Can we save the sea turtles from our plastic?

Floating plastic waste poses a risk to sea turtles and other aquatic animals.

Anne Broderick/University of Exeter
Plastic debris pollutes a marine turtle nesting beach.

The real-life counterparts of the surfer-dude sea turtles in “Finding Nemo” are in trouble.

According to a new study, all seven species of sea turtle – from the familiar hawksbill, to the more obscure olive ridley – are under increased threat from the bags, bottles, and other plastic objects that litter the world’s oceans.

“Of the seven species, all are known to ingest or become entangled in marine debris,” the researchers write in a new study, published today in The ICES Journal of Marine Science. In addition to internal damage, eating plastic trash “can result in poor health, reduced growth rates and reproductive output, or death.”

Surprisingly few researchers have tackled this topic. "I was shocked at how little is known about the impacts of plastic on marine turtles," said lead author Sarah Nelms from the University of Exeter, in a press release.

"We know that discarded plastic poses a serious threat to wildlife, but this study shows that more research is urgently needed if we are to understand the scale of the problem," she added.

Sea turtles can become entangled in plastic debris while swimming and even on land, where trash can trap emerging nestlings fumbling toward the sea.

Conservationists are daunted by the sheer scale of the plastics problem.
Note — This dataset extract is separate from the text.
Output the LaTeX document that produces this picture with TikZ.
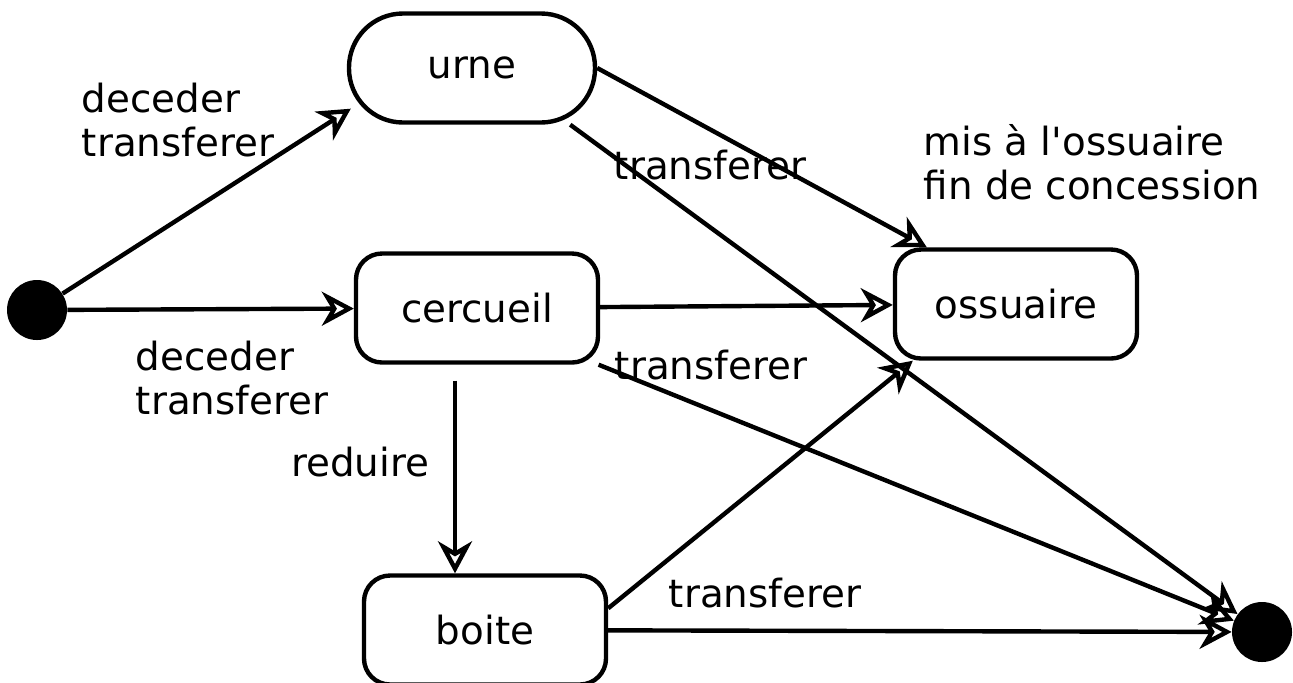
\documentclass[tikz,border=0pt]{standalone}
\usepackage{fontspec}
\setmainfont{DejaVu Sans}
\usetikzlibrary{positioning, arrows.meta}

\tikzset{
    etat/.style={draw, line width=2.2pt, rounded corners=13pt, minimum width=121pt, minimum height=54.5pt},
    pastille/.style={circle, fill=black, minimum size=30pt, inner sep=0pt},
    trans/.style={line width=2.2pt, -{Stealth[open, length=16pt, width=17pt, inset=5pt, line width=2.2pt]}},
    lbl/.style={align=left, inner sep=0pt}
}

\begin{document}
\begin{tikzpicture}[x=0.5pt, y=-0.5pt, font=\fontsize{19.4}{22}\selectfont]
    % tikz code goes here
    \useasboundingbox (0,0) rectangle (1293,682);
    \clip (0,0) rectangle (1293,682);

    \node[pastille] (debut) at (37,310) {};
    \node[etat, rounded corners=27pt, minimum width=123pt] (urne) at (472,68) {urne};
    \node[etat] (cercueil) at (477,308) {cercueil};
    \node[etat] (ossuaire) at (1016,304) {ossuaire};
    \node[etat] (boite) at (485,630) {boite};
    \node[pastille] (fin) at (1262,632) {};

    \node[lbl] (l1) at (178,120) {deceder\\transferer};
    \node[lbl] (l2) at (232,378) {deceder\\transferer};
    \node[lbl] (l3) at (710,165) {transferer};
    \node[lbl] (l4) at (1092,162) {mis à l\textquotesingle ossuaire\\fin de concession};
    \node[lbl] (l5) at (711,365) {transferer};
    \node[lbl] (l6) at (360,462) {reduire};
    \node[lbl] (l7) at (765,593) {transferer};

    \draw[trans] (debut) -- ([xshift=2pt]urne.198);
    \draw[trans] (debut) -- (cercueil);
    \draw[trans] (urne.east) -- ([xshift=17pt]ossuaire.north west);
    \draw[trans] (urne.330) -- (fin);
    \draw[trans] (cercueil) -- (ossuaire);
    \draw[trans] (cercueil.335) -- (fin);
    \draw[trans, shorten <=8pt] ([xshift=-11pt]cercueil.south) -- ([xshift=-11pt]cercueil.south |- boite.north);
    \draw[trans] (boite.10) -- ([xshift=10pt]ossuaire.south west);
    \draw[trans] (boite) -- (fin);
\end{tikzpicture}
\end{document}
As the authors write, “Plastic debris is now ubiquitous in the marine environment, affecting [creatures] from microscopic zooplankton to large vertebrates.” The debris poses a special threat to endangered species like the turtles, they add.

The hawksbill sea turtle's population has plummeted 80 percent over the last decade; the IUCN Red List classifies them as critically endangered in the wild. 

Plastics threaten non-turtle species as well. Researchers at CSIRO Oceans and Atmosphere estimate that approximately 90 percent of birds have ingested plastics in the past 30 years, up from just five percent in 1960.

The plastics problem will require a global effort to solve, as plastic may start out in one corner of the world, but winds, currents, and other factors spread plastic garbage to even parts of the ocean that have little to no human contact.

Plastic microbeads, popular in personal care products, have fallen under intense scrutiny in recent years. The tiny plastic spheres wash down consumers’ drains and end up in larger bodies of water, where they are frequently mistaken for food by fish, seabirds, and other aquatic creatures.

Seven states have already banned their use, and four other states have pending legislation to follow suit. The Christian Science Monitor's Kelsey Warner reported that four European countries are pressing the EU to prohibit their use in cosmetics, while Australia will begin phasing out microbeads next year.